All liquid products:
- Measure liquid doses carefully. Use the measuring device that comes with this drug. If there is none, ask the pharmacist for a device to measure this drug.
- Shake well before use.
- If you take this drug on a regular basis, take a missed dose as soon as you think about it.
- If it is close to the time for your next dose, skip the missed dose and go back to your normal time.
- Do not take 2 doses at the same time or extra doses.
- Many times this drug is taken on an as needed basis. Do not take more often than told by the doctor.
- Store at room temperature.
- Protect from light.
- Store in a dry place. Do not store in a bathroom.
- Keep all drugs in a safe place. Keep all drugs out of the reach of children and pets.
- Check with your pharmacist about how to throw out unused drugs.
- If your symptoms or health problems do not get better or if they become worse, call your doctor.
- Do not share your drugs with others and do not take anyone else’s drugs.
- Keep a list of all your drugs (prescription, natural products, vitamins, OTC) with you.

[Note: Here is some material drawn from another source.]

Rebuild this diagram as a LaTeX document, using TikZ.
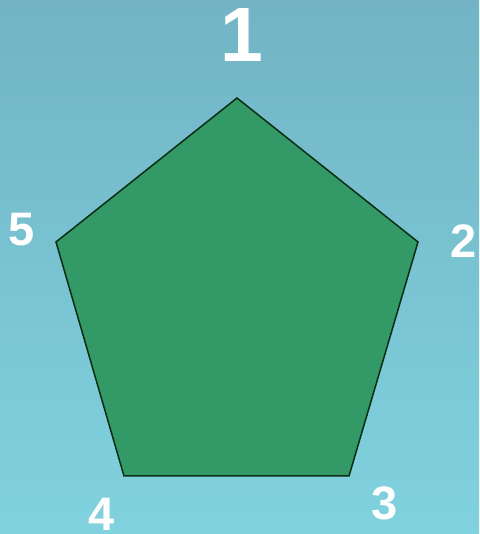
\documentclass[tikz,border=0pt]{standalone}
\usepackage{fontspec}
\setmainfont{Liberation Sans}
\definecolor{fondoarriba}{RGB}{114,180,197}
\definecolor{fondoabajo}{RGB}{128,210,222}
\definecolor{verdepent}{RGB}{51,153,102}
\definecolor{bordepent}{RGB}{10,45,20}
\tikzset{
  etiqueta/.style={text=white, font=\bfseries\fontsize{47}{47}\selectfont, inner sep=0pt},
}
\begin{document}
\begin{tikzpicture}[x=1pt, y=1pt]
                % Fondo degradado (fija el tamaño de la figura)
                \shade[top color=fondoarriba, bottom color=fondoabajo] (0,0) rectangle (479,534);
                \useasboundingbox (0,0) rectangle (479,534);

                % Vértices del pentágono
                \coordinate (v1) at (237,436);
                \coordinate (v2) at (418,292);
                \coordinate (v3) at (349,58);
                \coordinate (v4) at (124,58);
                \coordinate (v5) at (56,292);

                % Pentágono relleno
                \draw[fill=verdepent, draw=bordepent, line width=1.5pt, line join=miter]
                    (v1) -- (v2) -- (v3) -- (v4) -- (v5) -- cycle;

                % Números de los vértices
                \node[etiqueta, font=\bfseries\fontsize{77}{77}\selectfont] (n1) at (242,499) {1};
                \node[etiqueta] (n2) at (464,293) {2};
                \node[etiqueta] (n3) at (385,31) {3};
                \node[etiqueta] (n4) at (102,20) {4};
                \node[etiqueta] (n5) at (22,304) {5};
\end{tikzpicture}
\end{document}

Give this list to your doctor.
- Talk with the doctor before starting any new drug, including prescription or OTC, natural products, or vitamins.
- Some drugs may have another patient information leaflet. If you have any questions about this drug, please talk with your doctor, nurse, pharmacist, or other health care provider.
- If you think there has been an overdose, call your poison control center or get medical care right away. Be ready to tell or show what was taken, how much, and when it happened.